Still, all three jurors agreed they didn’t believe a third person committed the murder. In addition to pointing the finger at Radley, defense attorneys Joe Walsh and Grey Tesh suggested Tice, a real estate agent, could have shot Lanny. She was going to pick up Lanny that morning to take a trip to North Carolina.
Working with Lanny to help him sell the heavily mortgaged house, she knew a key was stashed outside, Walsh argued. Further, he said, Tice knew Lanny was killed in the shower before police released the information.
Jurors said they rejected the notion that Tice killed Lanny. But, they said, they were equally dubious about her claims that their relationship was platonic.

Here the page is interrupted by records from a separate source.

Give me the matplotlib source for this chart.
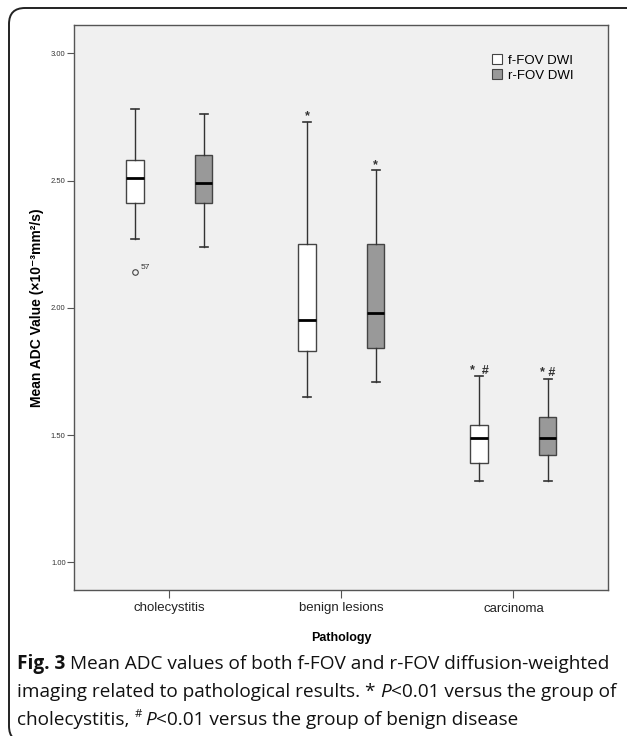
import matplotlib
matplotlib.use("Agg")
import matplotlib.pyplot as plt
from matplotlib.patches import Patch, FancyBboxPatch
from matplotlib.transforms import IdentityTransform

categories = ["cholecystitis", "benign lesions", "carcinoma"]
series = ["f-FOV DWI", "r-FOV DWI"]
series_colors = ["#ffffff", "#999999"]

# box statistics, one [f-FOV, r-FOV] pair per category
whisker_low = [[2.27, 2.24], [1.65, 1.71], [1.32, 1.32]]
q1 = [[2.41, 2.41], [1.83, 1.84], [1.39, 1.42]]
median = [[2.51, 2.49], [1.95, 1.98], [1.49, 1.49]]
q3 = [[2.58, 2.60], [2.25, 2.25], [1.54, 1.57]]
whisker_high = [[2.78, 2.76], [2.73, 2.54], [1.73, 1.72]]
outliers = [[[2.14], []], [[], []], [[], []]]
outlier_ids = [[["57"], []], [[], []], [[], []]]
marks = [["", ""], ["*", "*"], ["*  #", "* #"]]

yticks = [1.00, 1.50, 2.00, 2.50, 3.00]

W, H = 627, 736
fig = plt.figure(figsize=(W / 100, H / 100), dpi=100)
ax = fig.add_axes([74 / W, 1 - 590 / H, 534 / W, 565 / H])
ax.set_facecolor("#f0f0f0")

base = ["Liberation Sans", "DejaVu Sans"]
offset = 0.2
for j in range(len(series)):
    stats = []
    pos = []
    for i in range(len(categories)):
        stats.append(dict(med=median[i][j], q1=q1[i][j], q3=q3[i][j],
                          whislo=whisker_low[i][j], whishi=whisker_high[i][j],
                          fliers=outliers[i][j]))
        pos.append(i + (j - 0.5) * 2 * offset)
    ax.bxp(stats, positions=pos, widths=0.1, capwidths=0.05, patch_artist=True,
           boxprops=dict(facecolor=series_colors[j], edgecolor="#444444", linewidth=1),
           medianprops=dict(color="black", linewidth=2),
           whiskerprops=dict(color="#333333", linewidth=1),
           capprops=dict(color="#333333", linewidth=1.2),
           flierprops=dict(marker="o", markerfacecolor="none", markeredgecolor="#444444",
                           markersize=4, markeredgewidth=0.8))
    for i in range(len(categories)):
        x = pos[i]
        for v, lab in zip(outliers[i][j], outlier_ids[i][j]):
            ax.text(x + 0.03, v + 0.012, lab, fontsize=6, color="#333333", family=base)
        if marks[i][j]:
            ax.text(x, whisker_high[i][j] + 0.022, marks[i][j], ha="center", va="center",
                    fontsize=9, fontweight="bold", color="#333333", family=base)

ax.set_xlim(-0.555, 2.55)
ax.set_ylim(0.891, 3.111)
ax.set_yticks(yticks)
ax.set_yticklabels([f"{v:.2f}" for v in yticks], fontsize=5.5, color="#333333", family=base)
ax.set_xticks(range(len(categories)))
ax.set_xticklabels(categories, fontsize=9.5, color="#222222", family=base)
ax.tick_params(axis="y", length=5, width=0.8, color="#555555", pad=1)
ax.tick_params(axis="x", length=6, width=0.8, color="#555555", pad=3)
for s in ax.spines.values():
    s.set_color("#555555")
    s.set_linewidth(1)

ax.set_ylabel("Mean ADC Value (×10⁻³mm²/s)", fontsize=10, fontweight="bold", family=base)
ax.yaxis.set_label_coords(-0.057, 0.5)
ax.set_xlabel("Pathology", fontsize=9, fontweight="bold", family=base)
ax.xaxis.set_label_coords(0.5, -0.074)

handles = [Patch(facecolor=c, edgecolor="#444444", linewidth=0.8) for c in series_colors]
ax.legend(handles, series, loc="upper right", bbox_to_anchor=(0.945, 0.958), frameon=False,
          prop=dict(family=base, size=9.5), handlelength=0.8, handleheight=0.8,
          handletextpad=0.4, labelspacing=0.2, borderaxespad=0)

# rounded outer frame
frame = FancyBboxPatch((9, -6), 645, 734, boxstyle="round,pad=0,rounding_size=16",
                       facecolor="none", edgecolor="#222222", linewidth=1.4,
                       transform=IdentityTransform())
fig.add_artist(frame)

# caption, drawn piece by piece
cap_font = ["Open Sans", "DejaVu Sans"]
renderer = fig.canvas.get_renderer()
caption = [
    [("Fig. 3", "bold"), (" Mean ADC values of both f-FOV and r-FOV diffusion-weighted", "normal")],
    [("imaging related to pathological results. * ", "normal"), ("P", "italic"),
     ("<0.01 versus the group of", "normal")],
    [("cholecystitis, ", "normal"), ("#", "sup"), ("P", "italic"),
     ("<0.01 versus the group of benign disease", "normal")],
]


def text_width(s, size, style):
    t = fig.text(0, 0, s, fontsize=size, family=cap_font,
                 fontweight="bold" if style == "bold" else "normal",
                 fontstyle="italic" if style == "italic" else "normal")
    w = t.get_window_extent(renderer).width
    t.remove()
    return w


def space_width(size):
    return text_width("a a", size, "normal") - text_width("aa", size, "normal")


def draw_line(parts, x0, y, size, draw=True):
    x = x0
    sp = space_width(size)
    for s, style in parts:
        lead = len(s) - len(s.lstrip(" "))
        trail = len(s) - len(s.rstrip(" "))
        core = s.strip(" ")
        x += lead * sp
        if core:
            fs = size * 0.6 if style == "sup" else size
            dy = size * 0.55 if style == "sup" else 0
            w = text_width(core, fs, style)
            if draw:
                fig.text(x, H - y + dy, core, fontsize=fs, family=cap_font,
                         fontweight="bold" if style == "bold" else "normal",
                         fontstyle="italic" if style == "italic" else "normal",
                         va="baseline", ha="left", color="#111111",
                         transform=IdentityTransform())
            x += w
            if style == "sup":
                x += sp * 0.8
        x += trail * sp
    return x - x0


cap_size = 10.0
cap_size = cap_size * 595 / draw_line(caption[0], 17, 0, cap_size, draw=False)
for k, parts in enumerate(caption):
    draw_line(parts, 17, 669 + k * 28, cap_size)

fig.savefig("out.png", dpi=100)
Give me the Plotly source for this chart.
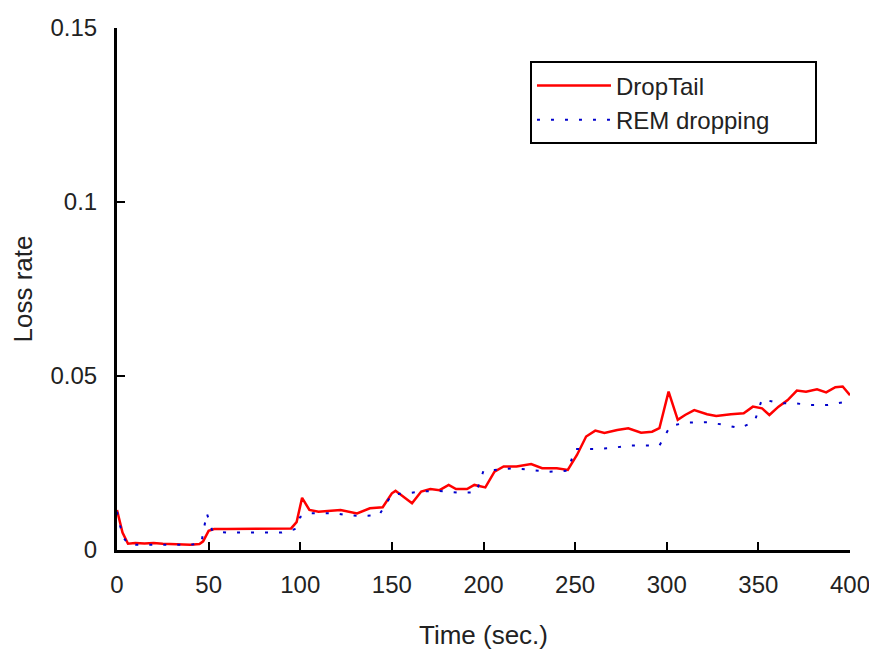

“I believed her until she said she didn’t know what a quickie was,” said Quandt. Tice voiced shock when Walsh suggested that a voice mail message she left Lanny, asking him over for “a quickie,” was an invitation for sex.
Overall, the jurors said, the case was simply sad. “They were the most dysfunctional family I’ve ever seen,” Rudin said.
But Lanny’s sisters said it wasn’t always that way. The retrial, they said, opened old wounds. They said they were satisfied a jury had once again convicted Donna.
“It is a very fair and just verdict,” said Pauline Horwitz, who is married to Lanny’s brother. She attended the trial with Lanny’s sister, Shelia Goldberg, and Goldberg’s daughter. “I’m sorry for everyone involved. Everyone,” Pauline said.
Marcia VanCreveld, another sister who couldn’t attend the trial due to health problems, said she is hopeful the woman she called “prima Donna” will serve “a long, long time behind bars.”
VanCreveld added: “My brother died like Caesar, surrounded by his enemies.” She declined to elaborate.
Radley, meanwhile, said he will try to move on. “My father always used to say, ‘It is what it is,’” he said. “I always hated it when he said that and here I am saying it.”